After Gadaffi and I spent the evening talking in his colorful Bedouin tent, I had some fun with him. "We may bomb you, Leader, but we also think you are the best-dressed Arab leader." The dazzlingly vain Gadaffi, dressed in a custom made, silk Italian jump suit and zippered kidskin boots, beamed with pleasure. He asked me where he could get the Ralph Lauren safari jacket I was wearing, adding, "you look very militant, Mr. Eric."

I could never get a good fix on Muammar Gadaffi. When he seized power way back in 1969, he was young and very handsome, with movie-star good looks, and an ardent reformist. Gadaffi's hero and father figure was Egypt's charismatic Gamal Abdel Nasser. He was expected to become the second Nasser.

Gadaffi was never the same after Nasser's untimely death in 1970. He grew eccentric, then very odd. He styled himself a revolutionary leader, not a head of state. Libya was to be in permanent semi-anarchy, without any real government or institutions. As the craziness spread, oil billions poured in, allowing Gadaffi to romance foreign heads of state and influence Africa. But his fellow Arabs rejected him as a rich but dangerous, mercurial clown.

Watching Italy's PM Silvio Berlusconi, France's President Nicholas Sarkozy and other world leaders squirm with embarrassment walking next to Gadaffi decked out in flamboyant, clownish uniforms straight from an Italian "opera buffo" was always amusing. Everyone mocked Libya's madcap "Leader," but loved his money even more.

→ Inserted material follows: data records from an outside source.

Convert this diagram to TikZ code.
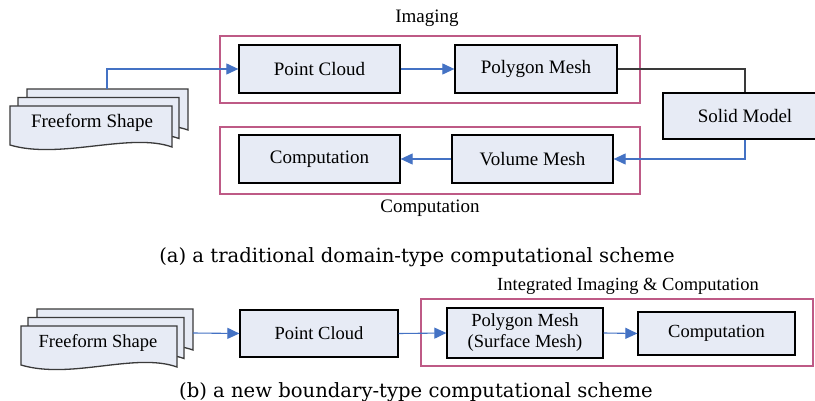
\documentclass[tikz,border=0pt]{standalone}
\usepackage{fontspec}
\setmainfont{Liberation Serif}
\newfontfamily\capfont{DejaVu Serif}
\usetikzlibrary{arrows.meta}
\definecolor{boxfill}{HTML}{E7EBF5}
\definecolor{framepink}{HTML}{BE5A86}
\definecolor{arrowblue}{HTML}{4472C4}
\definecolor{darkline}{HTML}{3A3A3A}
\newcommand\docsheet[3]{%
  \draw[docstyle] (#1,#2) -- ++(#3,0) -- ++(0,41)
    .. controls +(-42,-15) and +(50,15) .. (#1,#2+39) -- cycle;}
\begin{document}
\begin{tikzpicture}[x=1pt,y=-1pt,
  box/.style={draw=black, line width=1.3pt, fill=boxfill, inner sep=0pt,
    font=\fontsize{19}{21}\selectfont, align=center},
  frame/.style={draw=framepink, line width=1.4pt},
  docstyle/.style={draw=darkline, line width=1.3pt, fill=boxfill},
  flow/.style={draw=arrowblue, line width=1.1pt, -{Triangle[length=12pt,width=11pt]}},
  plain/.style={draw=darkline, line width=1.1pt},
  lbl/.style={font=\fontsize{19}{21}\selectfont, inner sep=0pt},
  caption/.style={font=\capfont\fontsize{19.6}{22}\selectfont, inner sep=0pt}]
\clip (0,0) rectangle (815,401);
\fill[white] (0,0) rectangle (815,401);

% ---------- (a) ----------
\draw[frame] (220,36) rectangle (640,103);
\draw[frame] (220,127) rectangle (640,194);
\node[lbl] (limg) at (427,18) {Imaging};
\node[lbl] (lcomp) at (430,208) {Computation};

\docsheet{27}{89}{161}
\docsheet{18}{97.5}{161}
\docsheet{10}{106}{162}
\node[lbl] (ffa) at (92,123) {Freeform Shape};
\coordinate (ffatop) at (107,89);

\node[box, minimum width=161pt, minimum height=48pt] (pca) at (319.5,69) {Point Cloud};
\node[box, minimum width=162pt, minimum height=48pt] (pma) at (536,69) {Polygon Mesh};
\node[box, minimum width=164pt, minimum height=46pt] (sm) at (745,116) {Solid Model};
\node[box, minimum width=161pt, minimum height=48pt] (vm) at (532.5,159) {Volume Mesh};
\node[box, minimum width=161pt, minimum height=48pt] (ca) at (319.5,159) {Computation};

\draw[flow] (ffatop) |- (pca.west);
\draw[flow] (pca.east) -- (pma.west);
\draw[plain] (pma.east) -| (sm.north);
\draw[flow] (sm.south) |- (vm.east);
\draw[flow] (vm.west) -- (ca.east);

\node[caption] (capa) at (417,257) {(a) a traditional domain-type computational scheme};

% ---------- (b) ----------
\draw[frame] (421,299) rectangle (813,366);
\node[lbl, font=\fontsize{18.5}{21}\selectfont] (lint) at (628,286) {Integrated Imaging \& Computation};

\docsheet{37}{309}{156}
\docsheet{28}{317.5}{156}
\docsheet{21}{326}{156}
\node[lbl, font=\fontsize{18.5}{21}\selectfont] (ffb) at (98,343) {Freeform Shape};
\coordinate (ffbright) at (193,333);

\node[box, font=\fontsize{18.5}{21}\selectfont, minimum width=158pt, minimum height=47pt] (pcb) at (319,333.5) {Point Cloud};
\node[box, font=\fontsize{18.5}{21}\selectfont, minimum width=156pt, minimum height=50pt] (pmb) at (525,333) {Polygon Mesh\\(Surface Mesh)};
\node[box, font=\fontsize{18.5}{21}\selectfont, minimum width=157pt, minimum height=43pt] (cb) at (716.5,333.5) {Computation};

\draw[flow] (ffbright) -- (pcb.west);
\draw[flow] (pcb.east) -- (pmb.west);
\draw[flow] (pmb.east) -- (cb.west);

\node[caption] (capb) at (416,392) {(b) a new boundary-type computational scheme};
\end{tikzpicture}
\end{document}
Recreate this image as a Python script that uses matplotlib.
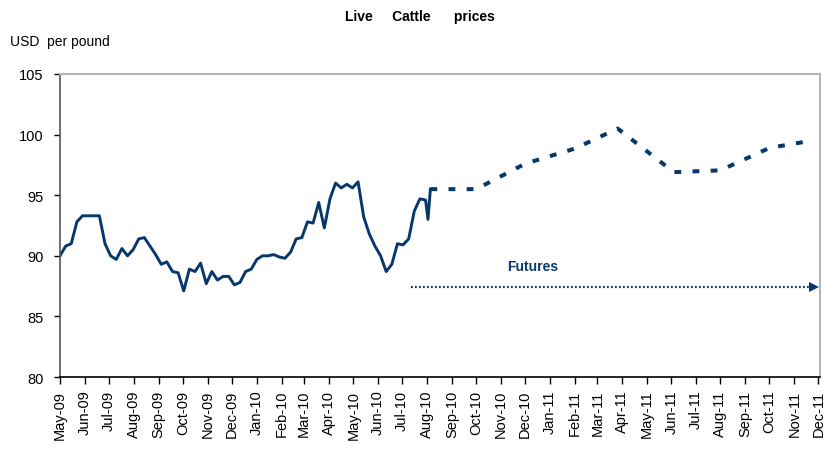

However zany and bizarre, Gadaffi was clever as a fox and had more lives than a cat. He survived many attempts on his life mounted by US, British, French and Egyptian intelligence.

In 2003, in a brilliant ploy, Gadaffi bought a pile of nuclear junk on the black market, then told Washington he was giving up his nuclear weapons program. The Bush administration fell for this ruse and ended its punishing boycott of Libya, thrilled it could claim a nuclear victory after finding no weapons of mass destruction in Iraq.

Col. Gadaffi bought peace with the western powers by cutting them into Libya's rich oil fields, investing billions in European industry and banking, and joining George Bush's faux "war on terror."

But now that Libya is convulsed by revolution, Gadaffi seems to have used up all his nine lives. His area of control is shrinking fast, though there are many Libyans who still support him – for the moment.

Events in Libya are moving very fast, and their outcome remains uncertain. "Leader" Muammar Gadaffi is hunkered down in Tripoli, defended by loyal army units from his tribe and mercenaries from black Africa. But opposition forces appear to be closing in on Tripoli as the threat of all-out civil war in Libya grows.

While Libya burns, there are serious discussions afoot in Washington and Europe about imposing an Iraq-style "no fly zone" in Libya, followed by possibly western military intervention. Libya would be "stabilized," a client regime made up of CIA-organized exiles installed, and Libya's oil fields made safe for western companies. A western invasion and occupation would be decked up as a peacekeeping/humanitarian mission.

Libya would return to pre-Gadaffi days when it was ruled by a British-managed figurehead king, the doddering Ibn Idris. That is, if Libya does not dissolve into tribal and clan warfare, or break up into western and eastern parts.

Italy, Libya's former brutal colonial ruler, and now main oil customer, may be eager to get involved. So, too, Egypt, France, and, of course, the US and Britain. Oil remains the ultimate geopolitical aphrodisiac.

If driven from Tripoli, Gadaffi will take refuge in his tribe's territory, or bolt to Italy or Venezuela. His five spoiled, feuding sons are unlikely to emerge as Libya's new rulers. All dictators seem to have terrible problems with their out-of-control sons.

Gadaffi is a sad example of the maxim about absolute power corrupting absolutely. People like me who relish political theater of the absurd will miss the "Leader;" but most of his people, I suspect, will not.

While Gadaffi prepares for his last stand, the next storm to hit North Africa may come in Algeria and Morocco, two western-supported regimes that are considerably more brutal and repressive than Gadaffi's ramshackle "people's jamuhyria."

The revolution now burning across the Arab world – and perhaps as far east as Central Asia, even China – has just begun.